Ketika biaya ini dinilai terlalu tinggi di satu wilayah, banyak perusahaan memilih memindahkan pabrik ke daerah dengan upah minimum lebih rendah untuk menekan pengeluaran.
Direktur Industri Tekstil, Kulit, dan Alas Kaki Kementerian Perindustrian (Kemenperin), Rizky Aditya Wijaya, mengonfirmasi bahwa pihaknya telah menerima laporan terkait relokasi tersebut. Ia menegaskan bahwa langkah itu bukan berarti perusahaan berhenti beroperasi atau hengkang dari Indonesia, melainkan strategi efisiensi biaya produksi.
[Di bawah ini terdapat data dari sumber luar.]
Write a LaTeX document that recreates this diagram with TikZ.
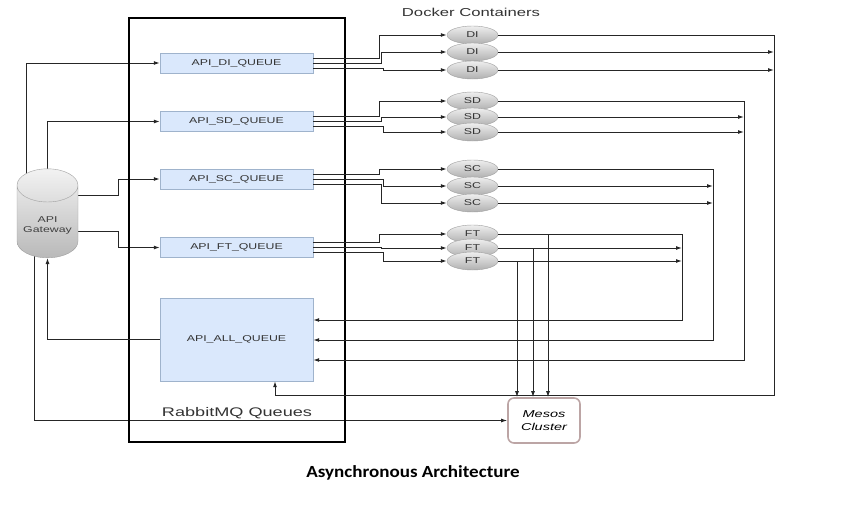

Beda Upah Buruh Tangerang dan Jawa Tengah
Baca Juga: Berapa Gaji Buruh Pabrik Sepatu Nike Adidas di Tangerang? Perusahaan Pindah ke Kota yang Lebih Murah
Perbedaan upah memang menjadi faktor utama yang menarik perusahaan untuk berpindah. Berdasarkan data Badan Pusat Statistik (BPS), rata-rata upah per jam pekerja di Jawa Tengah hanya sekitar Rp13.381, sedangkan di Tangerang atau Jakarta bisa mencapai Rp42.354 per jam, tiga kali lipat lebih tinggi.
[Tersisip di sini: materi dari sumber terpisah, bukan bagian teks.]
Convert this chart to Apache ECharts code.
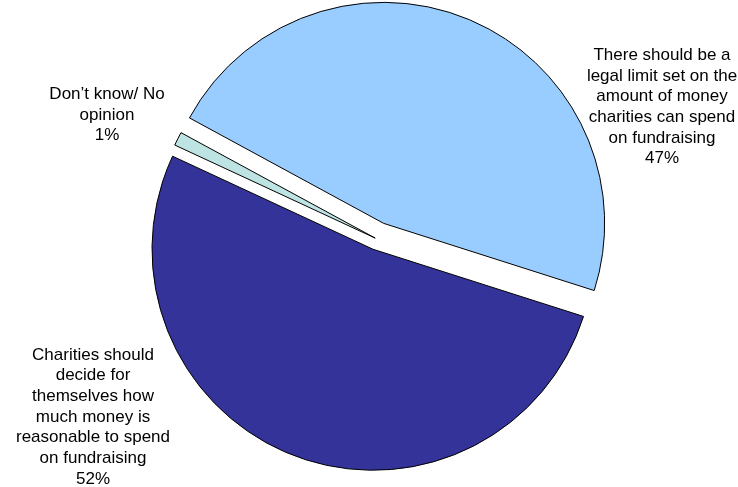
<!DOCTYPE html>
<html>
<head>
<meta charset="utf-8">
<script src="https://cdn.jsdelivr.net/npm/echarts@6/dist/echarts.min.js"></script>
<style>
  html, body { margin: 0; padding: 0; background: #ffffff; }
  #chart { width: 738px; height: 487px; }
</style>
</head>
<body>
<div id="chart"></div>
<script>
// Survey answers on limiting charity fundraising spend
const categories = [
  'There should be a\nlegal limit set on the\namount of money\ncharities can spend\non fundraising',
  'Charities should\ndecide for\nthemselves how\nmuch money is\nreasonable to spend\non fundraising',
  'Don\u2019t know/ No\nopinion'
];
const shares = [47, 52, 1];

// Styling and layout
const colors = ['#99CCFF', '#333399', '#BDE3E3'];
const explode = [17, 11, 2];           // radial pull-out of each slice, px
const labelCenters = [[662, 107], [93, 417], [107, 115]];
const pieCenter = [377, 239];
const pieRadius = 221;
const startAngle = 151.5;

const total = shares.reduce((a, b) => a + b, 0);

// One pie series per slice so each slice can carry its own pull-out distance;
// the other slices in that series are left invisible.
const series = [];
let cursor = startAngle;
shares.forEach((v, i) => {
  const span = 360 * v / total;
  const mid = (cursor - span / 2) * Math.PI / 180;
  cursor -= span;
  const cx = pieCenter[0] + explode[i] * Math.cos(mid);
  const cy = pieCenter[1] - explode[i] * Math.sin(mid);
  series.push({
    type: 'pie',
    center: [cx, cy],
    radius: [0, pieRadius],
    startAngle: startAngle,
    clockwise: true,
    avoidLabelOverlap: false,
    silent: true,
    animation: false,
    z: 2 + i,
    labelLine: { show: false },
    labelLayout: function () {
      return { x: labelCenters[i][0], y: labelCenters[i][1], align: 'center', verticalAlign: 'middle' };
    },
    data: categories.map((name, j) => ({
      name: name,
      value: shares[j],
      itemStyle: j === i
        ? { color: colors[j], borderColor: '#000000', borderWidth: 1 }
        : { color: 'rgba(0,0,0,0)', borderWidth: 0 },
      label: j === i
        ? {
            show: true,
            position: 'outside',
            formatter: '{b}\n{d}%',
            fontFamily: '"Liberation Sans", Arial, sans-serif',
            fontSize: 17,
            lineHeight: 20.7,
            color: '#000000',
            align: 'center'
          }
        : { show: false }
    }))
  });
});

const chart = echarts.init(document.getElementById('chart'), null, { renderer: 'canvas' });
chart.setOption({
  backgroundColor: '#ffffff',
  animation: false,
  series: series
});
</script>
</body>
</html>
Perbedaan itu juga terlihat jelas dari data Upah Minimum Kabupaten/Kota (UMK) tahun 2025. Pemerintah Kota Tangerang menetapkan UMK 2025 sebesar Rp5.069.708, naik 6,5 persen atau Rp309.418 dari tahun sebelumnya. Untuk sektor tertentu, nilai upah bahkan bisa lebih tinggi melalui penetapan Upah Minimum Sektoral Kota (UMSK).
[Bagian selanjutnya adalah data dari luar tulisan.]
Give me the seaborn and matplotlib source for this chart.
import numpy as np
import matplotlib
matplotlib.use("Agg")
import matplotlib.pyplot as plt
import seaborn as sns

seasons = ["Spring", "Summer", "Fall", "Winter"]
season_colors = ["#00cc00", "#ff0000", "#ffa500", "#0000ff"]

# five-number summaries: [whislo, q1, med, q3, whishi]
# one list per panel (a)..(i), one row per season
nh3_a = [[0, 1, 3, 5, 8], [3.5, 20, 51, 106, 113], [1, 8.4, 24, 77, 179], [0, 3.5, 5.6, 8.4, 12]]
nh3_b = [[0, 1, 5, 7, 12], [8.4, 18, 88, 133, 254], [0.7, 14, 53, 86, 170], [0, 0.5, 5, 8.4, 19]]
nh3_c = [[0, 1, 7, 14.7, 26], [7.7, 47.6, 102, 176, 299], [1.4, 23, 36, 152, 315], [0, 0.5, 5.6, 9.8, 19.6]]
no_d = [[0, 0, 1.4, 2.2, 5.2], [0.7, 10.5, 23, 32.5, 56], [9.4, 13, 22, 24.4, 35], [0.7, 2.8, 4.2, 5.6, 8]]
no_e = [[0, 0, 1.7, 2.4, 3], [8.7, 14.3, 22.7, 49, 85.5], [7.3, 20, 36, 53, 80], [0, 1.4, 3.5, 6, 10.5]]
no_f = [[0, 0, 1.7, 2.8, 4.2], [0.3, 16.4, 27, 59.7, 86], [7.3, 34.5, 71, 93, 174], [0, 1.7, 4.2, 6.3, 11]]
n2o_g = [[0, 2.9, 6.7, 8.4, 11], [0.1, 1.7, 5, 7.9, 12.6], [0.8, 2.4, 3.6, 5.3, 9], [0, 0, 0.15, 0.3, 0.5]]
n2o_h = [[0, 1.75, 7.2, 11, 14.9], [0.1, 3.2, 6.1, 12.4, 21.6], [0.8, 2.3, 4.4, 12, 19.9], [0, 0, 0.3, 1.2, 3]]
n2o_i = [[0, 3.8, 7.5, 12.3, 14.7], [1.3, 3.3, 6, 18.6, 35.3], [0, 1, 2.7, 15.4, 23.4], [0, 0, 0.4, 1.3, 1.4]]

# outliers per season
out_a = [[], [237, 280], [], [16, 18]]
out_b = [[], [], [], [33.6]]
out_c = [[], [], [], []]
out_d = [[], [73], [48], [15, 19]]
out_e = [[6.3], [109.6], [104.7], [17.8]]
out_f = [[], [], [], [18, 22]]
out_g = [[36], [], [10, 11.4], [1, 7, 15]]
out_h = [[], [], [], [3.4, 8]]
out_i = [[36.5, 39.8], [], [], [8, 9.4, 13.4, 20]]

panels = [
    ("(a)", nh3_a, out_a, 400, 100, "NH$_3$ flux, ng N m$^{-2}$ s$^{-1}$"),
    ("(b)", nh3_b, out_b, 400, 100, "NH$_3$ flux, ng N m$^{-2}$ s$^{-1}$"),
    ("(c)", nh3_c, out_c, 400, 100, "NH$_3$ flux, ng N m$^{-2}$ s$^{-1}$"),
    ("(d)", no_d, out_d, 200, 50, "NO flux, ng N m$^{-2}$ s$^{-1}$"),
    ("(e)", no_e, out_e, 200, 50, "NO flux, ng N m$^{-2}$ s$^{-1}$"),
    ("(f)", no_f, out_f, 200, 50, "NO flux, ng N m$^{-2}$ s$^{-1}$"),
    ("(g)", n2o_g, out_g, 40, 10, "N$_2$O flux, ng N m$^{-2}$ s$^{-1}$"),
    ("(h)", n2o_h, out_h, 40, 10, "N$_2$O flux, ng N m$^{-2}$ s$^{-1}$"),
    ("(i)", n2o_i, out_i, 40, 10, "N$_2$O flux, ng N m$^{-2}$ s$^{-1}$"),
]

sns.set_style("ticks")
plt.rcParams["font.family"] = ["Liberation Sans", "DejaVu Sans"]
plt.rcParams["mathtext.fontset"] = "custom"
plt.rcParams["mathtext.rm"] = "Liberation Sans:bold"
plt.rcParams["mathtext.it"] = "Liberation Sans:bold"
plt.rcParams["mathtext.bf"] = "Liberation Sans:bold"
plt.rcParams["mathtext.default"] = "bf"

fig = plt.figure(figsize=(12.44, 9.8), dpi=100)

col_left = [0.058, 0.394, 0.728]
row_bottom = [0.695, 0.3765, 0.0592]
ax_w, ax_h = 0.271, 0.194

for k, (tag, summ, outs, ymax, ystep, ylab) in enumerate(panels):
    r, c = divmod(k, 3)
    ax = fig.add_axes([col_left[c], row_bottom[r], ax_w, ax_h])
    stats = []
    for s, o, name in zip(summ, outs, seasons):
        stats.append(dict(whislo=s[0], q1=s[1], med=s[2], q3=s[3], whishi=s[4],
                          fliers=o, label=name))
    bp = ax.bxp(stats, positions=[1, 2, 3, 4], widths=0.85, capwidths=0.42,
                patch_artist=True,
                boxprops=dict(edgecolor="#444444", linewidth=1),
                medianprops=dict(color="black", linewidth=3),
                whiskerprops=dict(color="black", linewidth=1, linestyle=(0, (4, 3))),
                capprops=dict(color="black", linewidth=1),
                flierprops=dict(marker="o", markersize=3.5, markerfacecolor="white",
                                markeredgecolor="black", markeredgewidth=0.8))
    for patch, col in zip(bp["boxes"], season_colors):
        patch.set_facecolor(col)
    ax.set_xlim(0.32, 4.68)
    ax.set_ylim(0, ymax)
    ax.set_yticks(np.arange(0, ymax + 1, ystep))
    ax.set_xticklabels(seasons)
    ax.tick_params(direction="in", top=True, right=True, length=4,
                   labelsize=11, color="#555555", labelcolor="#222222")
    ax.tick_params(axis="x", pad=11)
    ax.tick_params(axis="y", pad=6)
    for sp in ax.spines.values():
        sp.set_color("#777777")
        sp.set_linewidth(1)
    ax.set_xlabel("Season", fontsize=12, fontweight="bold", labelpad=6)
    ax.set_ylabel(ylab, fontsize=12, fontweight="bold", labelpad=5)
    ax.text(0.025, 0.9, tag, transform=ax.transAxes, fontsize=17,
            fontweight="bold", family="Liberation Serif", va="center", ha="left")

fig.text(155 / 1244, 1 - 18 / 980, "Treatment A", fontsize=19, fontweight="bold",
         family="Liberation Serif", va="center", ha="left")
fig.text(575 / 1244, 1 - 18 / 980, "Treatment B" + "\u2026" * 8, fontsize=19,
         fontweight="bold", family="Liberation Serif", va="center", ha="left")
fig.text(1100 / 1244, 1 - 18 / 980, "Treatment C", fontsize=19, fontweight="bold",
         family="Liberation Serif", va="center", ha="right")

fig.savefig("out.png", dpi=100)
- UMSK sektor 1 naik 7 persen menjadi Rp5.424.587,95
- UMSK sektor 2 naik 4 persen menjadi Rp5.272.496,69
- UMSK sektor 3 naik 3 persen menjadi Rp5.221.799,61
- UMSK sektor 4 naik 2 persen menjadi Rp5.171.102,53
Sebaliknya, upah di wilayah Jawa Tengah relatif jauh lebih rendah. Berdasarkan data BPS dan Pemprov Jawa Tengah, UMK di beberapa kota/kabupaten tahun 2025 adalah:
- Kota Semarang: Rp3.454.827
- Kab. Demak: Rp2.940.716
- Kab. Kendal: Rp2.783.455
- Kab. Semarang: Rp2.750.136
- Kab. Kudus: Rp2.680.486
- Kab. Cilacap: Rp2.640.248
- Kab. Jepara: Rp2.610.224
- Kota Pekalongan: Rp2.545.138
- Kab. Batang: Rp2.534.383
- Kota Salatiga: Rp2.533.583
- Kab. Pekalongan: Rp2.486.654
- Kab. Magelang: Rp2.467.488
- Kab. Karanganyar: Rp2.437.110
- Kota Surakarta: Rp2.416.560
- Kab. Boyolali: Rp2.396.598
- Kab. Klaten: Rp2.389.873
- Kota Tegal: Rp2.376.684
Dari data tersebut terlihat bahwa upah minimum di Tangerang hampir dua kali lipat lebih tinggi dibanding rata-rata kota industri di Jawa Tengah. Perbedaan inilah yang dianggap sangat signifikan dalam mempengaruhi keputusan relokasi.
Demikian itu perbedaan upah buruh Tangerang dan Jawa Tengah. Perpindahan pabrik tentu membawa dua dampak berbeda. Di satu sisi, buruh di Tangerang menghadapi risiko pemutusan hubungan kerja (PHK) massal. Ribuan pekerja Chingluh misalnya, kini harus menghadapi ketidakpastian nasib setelah pabrik mengurangi operasionalnya.
Namun di sisi lain, daerah-daerah seperti Brebes, Pekalongan, dan Kendal justru berpotensi mendapatkan tambahan investasi dan lapangan kerja baru. Relokasi industri padat karya ke wilayah berupah rendah memang kerap diharapkan pemerintah sebagai strategi pemerataan ekonomi dan industrialisasi di luar kawasan Jabodetabek.